Clayton K.C. in reply.

Cur. adv. vult.

Feb. 16. EVE J. George Inglefield, Ld., was incorporated as a private company on August 13, 1915, with a capital of 5000&L in shares of 1&L each. It went into voluntary liquidation on September 24, 1931, and its assets are insufficient to pay its creditors in full.

Its business was that of drapers and furnishing and general warehousemen, and consisted largely in letting out furniture under hire-purchase agreements. In order to procure capital for the purpose of providing goods to be so let on hire the company from time to time entered into a series of agreements with the respondents, the Industrial Discount Company, Ld., and by this summons the liquidator seeks a declaration that these agreements are void as against him and the company's creditors for want of registration under s. 79 of the Companies Act, 1929, or s. 93 of the Companies (Consolidation) Act, 1908.

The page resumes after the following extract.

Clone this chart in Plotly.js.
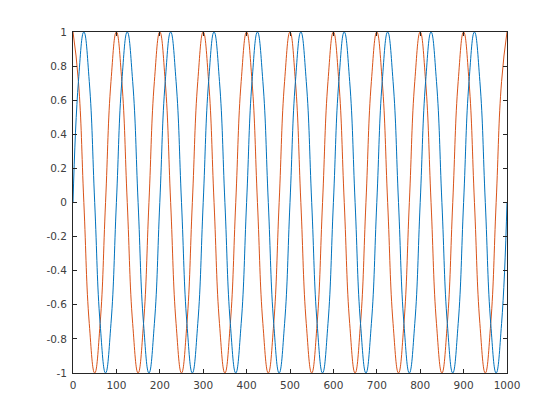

His case is that although these agreements may assume the appearance of being sales and absolute assignments, the transactions were in fact mortgages and charges, and to hold the contrary would be to ignore the substance and give effect to the form.

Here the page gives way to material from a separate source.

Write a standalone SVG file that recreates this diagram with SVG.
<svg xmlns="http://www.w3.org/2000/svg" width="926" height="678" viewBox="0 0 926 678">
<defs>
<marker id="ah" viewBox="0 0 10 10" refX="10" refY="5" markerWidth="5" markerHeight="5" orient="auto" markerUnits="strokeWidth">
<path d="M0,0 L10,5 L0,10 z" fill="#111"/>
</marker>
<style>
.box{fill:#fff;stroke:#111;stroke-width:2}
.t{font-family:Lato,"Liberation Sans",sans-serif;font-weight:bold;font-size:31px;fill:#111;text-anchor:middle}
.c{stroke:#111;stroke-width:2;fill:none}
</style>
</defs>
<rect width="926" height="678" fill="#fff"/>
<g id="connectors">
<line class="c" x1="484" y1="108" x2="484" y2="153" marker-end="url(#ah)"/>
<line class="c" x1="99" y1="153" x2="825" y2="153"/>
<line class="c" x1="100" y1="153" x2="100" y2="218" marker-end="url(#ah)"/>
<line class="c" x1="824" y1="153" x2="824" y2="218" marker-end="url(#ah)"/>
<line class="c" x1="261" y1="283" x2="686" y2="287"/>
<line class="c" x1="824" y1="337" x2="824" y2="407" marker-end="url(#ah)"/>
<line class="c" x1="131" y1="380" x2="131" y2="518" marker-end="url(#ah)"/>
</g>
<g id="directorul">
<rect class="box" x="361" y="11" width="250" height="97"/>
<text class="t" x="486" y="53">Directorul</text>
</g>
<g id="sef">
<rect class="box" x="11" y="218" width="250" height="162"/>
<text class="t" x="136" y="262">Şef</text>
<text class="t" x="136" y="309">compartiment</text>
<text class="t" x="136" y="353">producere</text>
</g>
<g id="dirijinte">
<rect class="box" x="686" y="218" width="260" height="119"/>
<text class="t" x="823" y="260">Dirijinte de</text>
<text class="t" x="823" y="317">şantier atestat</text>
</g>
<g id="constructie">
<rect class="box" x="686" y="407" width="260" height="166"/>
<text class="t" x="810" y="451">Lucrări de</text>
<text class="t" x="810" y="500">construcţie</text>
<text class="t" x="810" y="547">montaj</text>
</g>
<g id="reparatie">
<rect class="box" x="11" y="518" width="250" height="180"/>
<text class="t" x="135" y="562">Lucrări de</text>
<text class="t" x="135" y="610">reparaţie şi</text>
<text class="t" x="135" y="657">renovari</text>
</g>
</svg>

The respondents do not dispute that the substance of the transaction evidenced by the agreement must be looked at and not its mere words, but adopting the opening sentence of Lord Herschell's speech in Helby v. MatthewsF7 they maintain that “the substance must, of course, be ascertained by a consideration of the rights and obligations of the parties, to be derived from a consideration of the whole of the agreement.”